Exactly the lines from the start of the data below through the line that contains "from matplotlib.lines import Line2D" are to be copied, with pictures left out.
========
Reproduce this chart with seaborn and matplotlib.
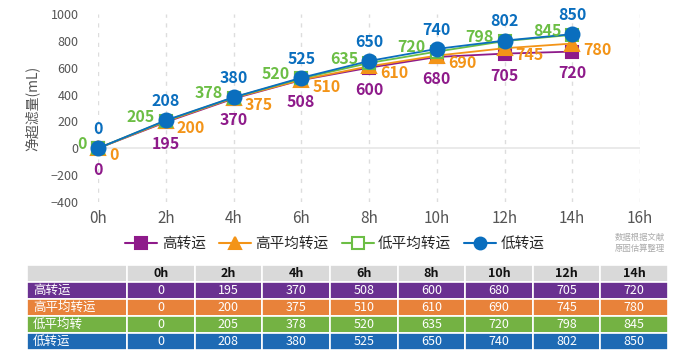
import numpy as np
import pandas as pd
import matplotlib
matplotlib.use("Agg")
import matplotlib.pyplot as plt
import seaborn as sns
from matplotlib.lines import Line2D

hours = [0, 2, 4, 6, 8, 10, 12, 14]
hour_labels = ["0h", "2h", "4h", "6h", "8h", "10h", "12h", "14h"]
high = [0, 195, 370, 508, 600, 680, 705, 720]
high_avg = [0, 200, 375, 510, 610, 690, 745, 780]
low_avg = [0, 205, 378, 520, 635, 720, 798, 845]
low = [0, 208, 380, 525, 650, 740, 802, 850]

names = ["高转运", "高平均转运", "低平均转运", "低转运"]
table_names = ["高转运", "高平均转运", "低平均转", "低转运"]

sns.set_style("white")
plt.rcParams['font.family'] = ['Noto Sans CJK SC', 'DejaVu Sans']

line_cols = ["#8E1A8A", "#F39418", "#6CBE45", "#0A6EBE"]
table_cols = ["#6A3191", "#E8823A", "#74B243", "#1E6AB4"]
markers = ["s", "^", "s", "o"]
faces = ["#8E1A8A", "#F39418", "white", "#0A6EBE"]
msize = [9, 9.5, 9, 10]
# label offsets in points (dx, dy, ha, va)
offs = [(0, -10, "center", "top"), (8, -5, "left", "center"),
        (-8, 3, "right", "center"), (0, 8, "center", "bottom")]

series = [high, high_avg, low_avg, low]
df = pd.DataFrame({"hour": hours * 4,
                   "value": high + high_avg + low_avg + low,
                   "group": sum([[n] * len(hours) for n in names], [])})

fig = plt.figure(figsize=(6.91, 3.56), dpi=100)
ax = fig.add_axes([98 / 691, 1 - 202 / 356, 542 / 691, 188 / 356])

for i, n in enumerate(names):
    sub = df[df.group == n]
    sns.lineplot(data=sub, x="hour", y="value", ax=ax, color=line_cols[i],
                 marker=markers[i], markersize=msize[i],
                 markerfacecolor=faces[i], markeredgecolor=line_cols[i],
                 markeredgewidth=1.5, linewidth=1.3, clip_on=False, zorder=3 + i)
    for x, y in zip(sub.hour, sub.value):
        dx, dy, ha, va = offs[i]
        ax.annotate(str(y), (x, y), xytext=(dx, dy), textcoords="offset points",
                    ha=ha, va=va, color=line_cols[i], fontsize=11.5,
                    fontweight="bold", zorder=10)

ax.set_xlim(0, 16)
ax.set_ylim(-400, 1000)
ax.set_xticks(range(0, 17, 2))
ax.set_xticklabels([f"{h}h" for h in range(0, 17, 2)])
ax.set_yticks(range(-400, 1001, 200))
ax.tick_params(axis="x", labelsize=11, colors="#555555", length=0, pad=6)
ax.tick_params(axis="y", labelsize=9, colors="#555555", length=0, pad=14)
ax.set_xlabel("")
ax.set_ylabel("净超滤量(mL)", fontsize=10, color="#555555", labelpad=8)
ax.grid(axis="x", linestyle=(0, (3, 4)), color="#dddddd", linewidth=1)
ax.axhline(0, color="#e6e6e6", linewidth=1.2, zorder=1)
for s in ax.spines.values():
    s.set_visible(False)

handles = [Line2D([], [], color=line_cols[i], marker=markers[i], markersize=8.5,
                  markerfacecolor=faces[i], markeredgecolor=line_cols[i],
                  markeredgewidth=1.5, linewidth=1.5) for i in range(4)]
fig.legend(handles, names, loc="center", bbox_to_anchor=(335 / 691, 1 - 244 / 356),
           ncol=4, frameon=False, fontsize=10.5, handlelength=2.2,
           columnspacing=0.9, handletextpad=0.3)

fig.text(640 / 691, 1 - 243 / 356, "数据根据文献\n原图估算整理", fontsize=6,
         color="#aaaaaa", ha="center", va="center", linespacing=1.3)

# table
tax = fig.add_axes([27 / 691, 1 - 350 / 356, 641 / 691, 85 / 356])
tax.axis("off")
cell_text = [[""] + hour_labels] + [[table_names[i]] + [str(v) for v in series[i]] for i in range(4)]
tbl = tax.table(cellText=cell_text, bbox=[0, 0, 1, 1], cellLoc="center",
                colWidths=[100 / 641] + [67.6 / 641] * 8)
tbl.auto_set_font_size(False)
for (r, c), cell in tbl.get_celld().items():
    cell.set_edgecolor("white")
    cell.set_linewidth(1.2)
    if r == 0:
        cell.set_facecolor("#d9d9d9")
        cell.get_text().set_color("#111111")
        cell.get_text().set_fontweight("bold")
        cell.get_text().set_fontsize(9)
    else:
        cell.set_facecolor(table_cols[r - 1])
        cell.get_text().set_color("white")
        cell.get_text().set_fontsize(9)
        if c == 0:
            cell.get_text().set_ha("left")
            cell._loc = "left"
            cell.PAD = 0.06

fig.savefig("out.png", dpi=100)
========
__Finished task__
Reproduce this chart with seaborn and matplotlib.
import numpy as np
import pandas as pd
import matplotlib
matplotlib.use("Agg")
import matplotlib.pyplot as plt
import seaborn as sns
from matplotlib.lines import Line2D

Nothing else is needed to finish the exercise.